Shyness is a discomfort often accompanied by avoidance that interferes with personal relationships. It is characterized by excessive self-focus on one’s thoughts, feelings and physical reactions. Severely shy children may avoid situations where they feel others will view them critically. They fear that others will make fun of any perceived flaw or mistake and subsequently find themselves withdrawing from situations until there is a certain level of comfort. Shyness may be accompanied by blushing, sweating, heart pounding or upset stomach. If excessive shyness persists, the person may continue to withdraw until they have few or no friends and a child may begin to avoid activities he or she finds pleasurable. Left untreated, shyness can lead to passivity, pessimism, and low self-esteem.
By adulthood, estimates range from 30 to 50% of the population who report chronic shyness in some aspect of their life that interferes with functioning. Shyness may result from many causes. These include a biological predisposition, stressful life events, shaming experiences, or highly critical environments.

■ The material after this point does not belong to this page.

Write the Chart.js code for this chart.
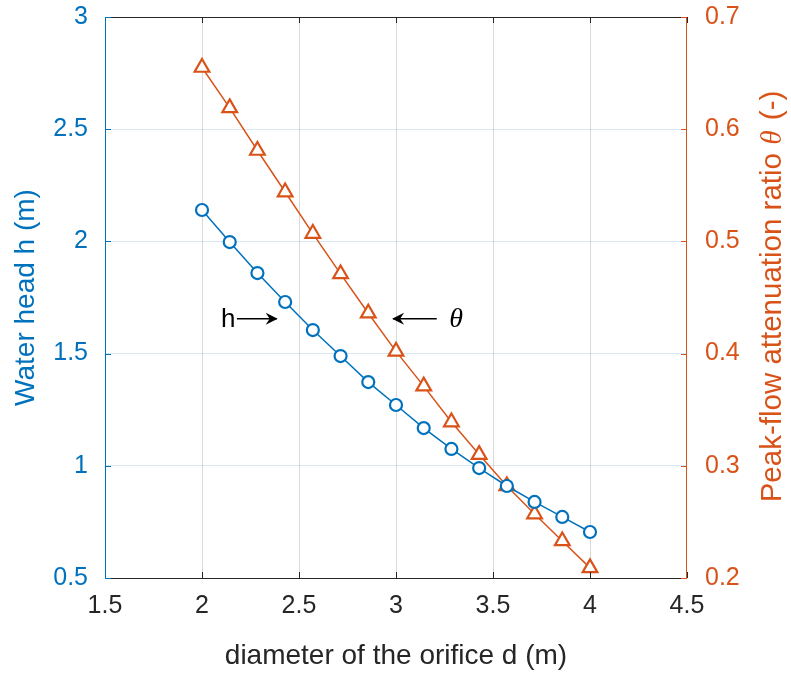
<!DOCTYPE html>
<html>
<head>
<meta charset="utf-8">
<script src="https://cdn.jsdelivr.net/npm/chart.js@4.4.0/dist/chart.umd.min.js"></script>
<style>
  html, body { margin: 0; padding: 0; background: #fff; }
  #wrap { width: 791px; height: 673px; position: relative; }
</style>
</head>
<body>
<div id="wrap"><canvas id="chart"></canvas></div>
<script>
// orifice diameters d (m)
const diameters = [2, 2.1429, 2.2857, 2.4286, 2.5714, 2.7143, 2.8571, 3, 3.1429, 3.2857, 3.4286, 3.5714, 3.7143, 3.8571, 4];
// water head h (m), left axis
const waterHead = [2.14, 1.997, 1.859, 1.73, 1.605, 1.489, 1.373, 1.271, 1.168, 1.075, 0.99, 0.91, 0.839, 0.772, 0.705];
// peak-flow attenuation ratio theta, right axis
const attenuation = [0.655, 0.619, 0.581, 0.544, 0.507, 0.471, 0.436, 0.402, 0.371, 0.339, 0.31, 0.282, 0.257, 0.233, 0.209];

const xTicks = [1.5, 2, 2.5, 3, 3.5, 4, 4.5];
const leftTicks = [0.5, 1, 1.5, 2, 2.5, 3];
const rightTicks = [0.2, 0.3, 0.4, 0.5, 0.6, 0.7];

const BLUE = "#0072BD";
const ORANGE = "#D95319";
const DARK = "#262626";
const FONT = "'Liberation Sans', Arial, sans-serif";
const SERIF_IT = "'Liberation Serif', 'Times New Roman', serif";

function fixTicks(list) {
    return function (scale) {
        scale.ticks = list.map((v) => ({ value: v }));
    };
}

const fmt = (v) => String(Number(v.toFixed(2)));

// frame, inward ticks, axis titles and the h / theta arrows
const decorations = {
    id: "decorations",
    afterDraw(chart) {
        const ctx = chart.ctx;
        const a = chart.chartArea;
        const sx = chart.scales.x, sy = chart.scales.y, sy1 = chart.scales.y1;
        const tl = 6;
        ctx.save();
        ctx.lineWidth = 1;

        // x ticks (bottom and top) and frame
        ctx.strokeStyle = DARK;
        ctx.beginPath();
        xTicks.forEach((v) => {
            const px = Math.round(sx.getPixelForValue(v)) + 0.5;
            ctx.moveTo(px, a.bottom); ctx.lineTo(px, a.bottom - tl);
            ctx.moveTo(px, a.top); ctx.lineTo(px, a.top + tl);
        });
        ctx.moveTo(a.left, a.bottom + 0.5); ctx.lineTo(a.right, a.bottom + 0.5);
        ctx.moveTo(a.left, a.top + 0.5); ctx.lineTo(a.right, a.top + 0.5);
        ctx.stroke();

        ctx.strokeStyle = BLUE;
        ctx.beginPath();
        ctx.moveTo(a.left + 0.5, a.top); ctx.lineTo(a.left + 0.5, a.bottom + 1);
        leftTicks.forEach((v) => {
            const py = Math.round(sy.getPixelForValue(v)) + 0.5;
            ctx.moveTo(a.left, py); ctx.lineTo(a.left + tl, py);
        });
        ctx.stroke();

        ctx.strokeStyle = ORANGE;
        ctx.beginPath();
        ctx.moveTo(a.right - 0.5, a.top); ctx.lineTo(a.right - 0.5, a.bottom + 1);
        rightTicks.forEach((v) => {
            const py = Math.round(sy1.getPixelForValue(v)) + 0.5;
            ctx.moveTo(a.right, py); ctx.lineTo(a.right - tl, py);
        });
        ctx.stroke();

        // x title
        ctx.fillStyle = DARK;
        ctx.font = "28px " + FONT;
        ctx.textAlign = "center";
        ctx.textBaseline = "middle";
        ctx.fillText("diameter of the orifice d (m)", (a.left + a.right) / 2, 656);

        // left title
        const midY = (a.top + a.bottom) / 2;
        ctx.save();
        ctx.translate(26, midY);
        ctx.rotate(-Math.PI / 2);
        ctx.fillStyle = BLUE;
        ctx.fillText("Water head h (m)", 0, 0);
        ctx.restore();

        // right title, mixed fonts
        ctx.save();
        ctx.translate(773, midY);
        ctx.rotate(-Math.PI / 2);
        ctx.fillStyle = ORANGE;
        const p1 = "Peak-flow attenuation ratio ", p2 = "\u03B8", p3 = " (-)";
        const fNorm = "29.5px " + FONT, fIt = "italic 29.5px " + SERIF_IT;
        ctx.font = fNorm; const w1 = ctx.measureText(p1).width, w3 = ctx.measureText(p3).width;
        ctx.font = fIt; const w2 = ctx.measureText(p2).width;
        const x0 = -(w1 + w2 + w3) / 2;
        ctx.textAlign = "left";
        ctx.font = fNorm; ctx.fillText(p1, x0, 0);
        ctx.font = fIt; ctx.fillText(p2, x0 + w1, 0);
        ctx.font = fNorm; ctx.fillText(p3, x0 + w1 + w2 + 2, 0);
        ctx.restore();

        // annotations
        function arrow(x1, x2, y) {
            const p1x = sx.getPixelForValue(x1), p2x = sx.getPixelForValue(x2);
            const py = sy.getPixelForValue(y);
            ctx.strokeStyle = "#000";
            ctx.fillStyle = "#000";
            ctx.lineWidth = 1.5;
            ctx.beginPath();
            ctx.moveTo(p1x, py); ctx.lineTo(p2x, py);
            ctx.stroke();
            const dir = p2x > p1x ? 1 : -1;
            ctx.beginPath();
            ctx.moveTo(p2x + dir * 1, py);
            ctx.lineTo(p2x - dir * 11, py - 6);
            ctx.lineTo(p2x - dir * 7, py);
            ctx.lineTo(p2x - dir * 11, py + 6);
            ctx.closePath();
            ctx.fill();
        }
        arrow(2.18, 2.385, 1.655);
        arrow(3.21, 2.985, 1.655);
        ctx.fillStyle = "#000";
        ctx.textAlign = "center";
        ctx.font = "26px " + FONT;
        ctx.fillText("h", sx.getPixelForValue(2.135), sy.getPixelForValue(1.655) + 1);
        ctx.font = "italic 28px " + SERIF_IT;
        ctx.fillText("\u03B8", sx.getPixelForValue(3.31), sy.getPixelForValue(1.655) + 1);
        ctx.restore();
    },
};

const ctx = document.getElementById("chart").getContext("2d");
new Chart(ctx, {
    type: "line",
    data: {
        datasets: [
            {
                label: "h",
                data: diameters.map((d, i) => ({ x: d, y: waterHead[i] })),
                yAxisID: "y",
                borderColor: BLUE,
                borderWidth: 1.5,
                pointStyle: "circle",
                pointRadius: 6,
                pointBorderWidth: 2.2,
                pointBackgroundColor: "#fff",
                pointBorderColor: BLUE,
            },
            {
                label: "theta",
                data: diameters.map((d, i) => ({ x: d, y: attenuation[i] })),
                yAxisID: "y1",
                borderColor: ORANGE,
                borderWidth: 1.5,
                pointStyle: "triangle",
                pointRadius: 8.5,
                pointBorderWidth: 2.2,
                pointBackgroundColor: "#fff",
                pointBorderColor: ORANGE,
            },
        ],
    },
    options: {
        responsive: true,
        maintainAspectRatio: false,
        animation: false,
        layout: { padding: { top: 17, left: 0, right: 0, bottom: 0 } },
        plugins: { legend: { display: false }, tooltip: { enabled: false } },
        scales: {
            x: {
                type: "linear",
                min: 1.5,
                max: 4.5,
                afterBuildTicks: fixTicks(xTicks),
                afterFit: (s) => { s.height = 95; s.paddingLeft = 0; s.paddingRight = 0; },
                border: { display: false },
                grid: {
                    drawTicks: false,
                    color: (c) => (c.tick && (c.tick.value === 1.5 || c.tick.value === 4.5) ? "rgba(0,0,0,0)" : "rgba(38,38,38,0.17)"),
                },
                ticks: { color: DARK, font: { family: FONT, size: 25 }, padding: 13, callback: fmt, maxRotation: 0 },
            },
            y: {
                position: "left",
                min: 0.5,
                max: 3,
                afterBuildTicks: fixTicks(leftTicks),
                afterFit: (s) => { s.width = 105; s.paddingTop = 0; s.paddingBottom = 0; },
                border: { display: false },
                grid: {
                    drawTicks: false,
                    color: (c) => (c.tick && (c.tick.value === 0.5 || c.tick.value === 3) ? "rgba(0,0,0,0)" : "rgba(0,114,189,0.16)"),
                },
                ticks: { color: BLUE, font: { family: FONT, size: 25 }, padding: 17, callback: fmt },
            },
            y1: {
                position: "right",
                min: 0.2,
                max: 0.7,
                afterBuildTicks: fixTicks(rightTicks),
                afterFit: (s) => { s.width = 104; s.paddingTop = 0; s.paddingBottom = 0; },
                border: { display: false },
                grid: { drawOnChartArea: false, drawTicks: false },
                ticks: { color: ORANGE, font: { family: FONT, size: 25 }, padding: 18, callback: fmt },
            },
        },
    },
    plugins: [decorations],
});
</script>
</body>
</html>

Parents can help by showing empathy for the child’s emotions but also by communicating appropriate and clear expectations. Professional help is sometimes required and at Silber Psychological Services there are trained professionals to help children learn how to combat negative thoughts, role play challenging situations, and eventually tackle the situations where the child is experiencing difficulties. Group therapy can be a useful adjunct where the child gets to practice new skills in the context of a supportive environment led by a professional. As a result of treatment, especially social skills groups, the child has the opportunity to practice and develop adaptive interactions. Therapy is aimed at helping a child learn self-acceptance, assertive skills, and more positive appraisal of the actual situation.